# Dream betta



## frogipoi (Jul 3, 2010)

Have you ever pictured a perfect betta or saw a betta on aquabid and drooled? In this thread you can share betta dreams and pictures if you like! Enjoy these wonderful pics. There will be voting on the best betta dreams on the 30th of July,2010. Winners get their pic in an album on my page or if no pic they get a award(picture) on their profile page. Non-winners still get a comment from me and befriend me if you like . This a contest I made up so I hope I can do it. It won't be official so...
Rules:
*No stealing,fighting, or cussing.
*Be nice
*Don't comment pointlessly.
*Have fun!
Follow these rules and I will put you on the voting list. They can just be ideas or pics. Don't go off topic. If there is bad fights or cussing you
1.get reported
2.message deleted
3.banned from commenting/posting on this thread
4.deleted from contest
Have fun thinking! 








This pic is from Arkeis.com I do not own it. Sorry if it does not show.


----------



## Learn To Fly (May 15, 2010)

Aha! Just the place to show the two amazing bettas I saw on AB today! 

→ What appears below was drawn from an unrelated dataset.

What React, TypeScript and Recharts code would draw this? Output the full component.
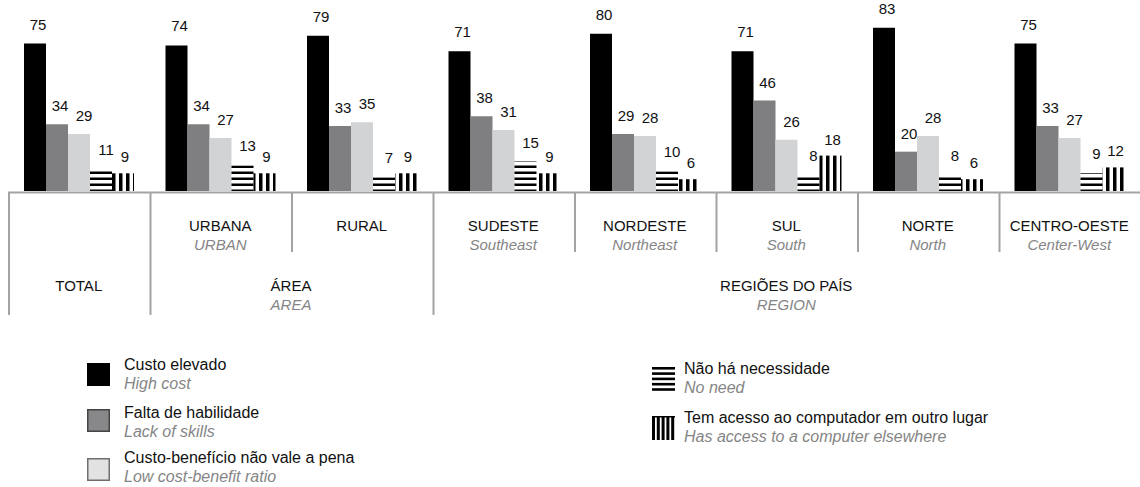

http://www.aquabid.com/cgi-bin/auction/auction.cgi?fwbettashm&1279446129

http://www.aquabid.com/cgi-bin/auction/auction.cgi?fwbettashm&1279379968


----------



## frogipoi (Jul 3, 2010)

Nice bettas! Here is mine:








Not my betta, my dream betta.;-) Or this betta:








Again not mine. All of these pics go to their owners! I am not entering the contest.;-)
Good luck!


----------



## frogipoi (Jul 3, 2010)

Come on guyz! You must of had a dream betta! You can post pics of them and still won't be in the contest if you wish that. Just post pics here here plz! 
My buds,wallywestisthebest and betta slave,and firekidoramu (PLZ DID I SPELL THAT RIGHT!) can come on to. Every 49 people who looked at this plz reply!


----------



## Little Marlin (Jul 4, 2010)

here is my dream betta....
i am in the contest :-D


----------



## frogipoi (Jul 3, 2010)

Yeah! That is sweet, dude!(or girl;-)) You are in!


----------



## lovetfk (Jul 16, 2010)

*dream betta(im in the contest)*










these i think are amazing and they are my dream betta!!


----------



## frogipoi (Jul 3, 2010)

lol Awesome! Love the dream bettas! I posted three!


----------



## Little Marlin (Jul 4, 2010)

i am a girl :-D


----------



## fleetfish (Jun 29, 2010)

My dream betta would be a giant metallic purple, orange, and yellow marble crowntail plakat ... ohhhh baby!!!


----------



## frogipoi (Jul 3, 2010)

lol That would be awesome. Maybe you can try to breed to get one!


----------



## Betta Slave (Dec 8, 2009)

Droooool......











I would buy him if I could. XD


----------



## KBoone (Jul 12, 2010)

My dream Betta is a Platinum White HM. Not hard to find, I know. But I am horribly picky about finnage. It's one of those "I'll know it when I see it!" things.

That WAS my dream Betta until I saw this. . .

http://www.bettysplendens.com/articles/page.imp?articleid=3965 BEAUTIFUL. Unfortunately, someone beat me to it. >_<

And this . . . http://www.bettysplendens.com/articles/page.imp?articleid=3973

Apparently, Kyle and I have VERY similar taste in Bettas. S'okay. I found some nice ones that will be arriving shortly.  I'm VERY tempted to add more. She has some beautiful fish on there! Dang the person who posted who address on here. You've ruined me!


----------



## frogipoi (Jul 3, 2010)

Great betta dreams! Seems everyone is drooling lol.


----------



## Bettacaleb (Jul 4, 2010)

My dream betta would be a vt red fins orange body


----------



## Dead Sunlight (Jun 14, 2010)

Sorry it's so big... He's in the contest.


----------



## shinybetta (Jul 3, 2010)

http://www.aquabid.com/cgi-bin/auction/auction.cgi?fwbettashmp&1279887009 That would be awesome!


----------



## Little Marlin (Jul 4, 2010)

shinybetta said:


> http://www.aquabid.com/cgi-bin/auction/auction.cgi?fwbettashmp&1279887009 That would be awesome!


 
:nicefish:is it in the contest?


----------



## frogipoi (Jul 3, 2010)

So cute and pretty and awesome fish! Man, I will take all them and buy them if I have space! Wait? Basement with 100 2.5-5 gallon tanks! Need... more... BETTAS!!


----------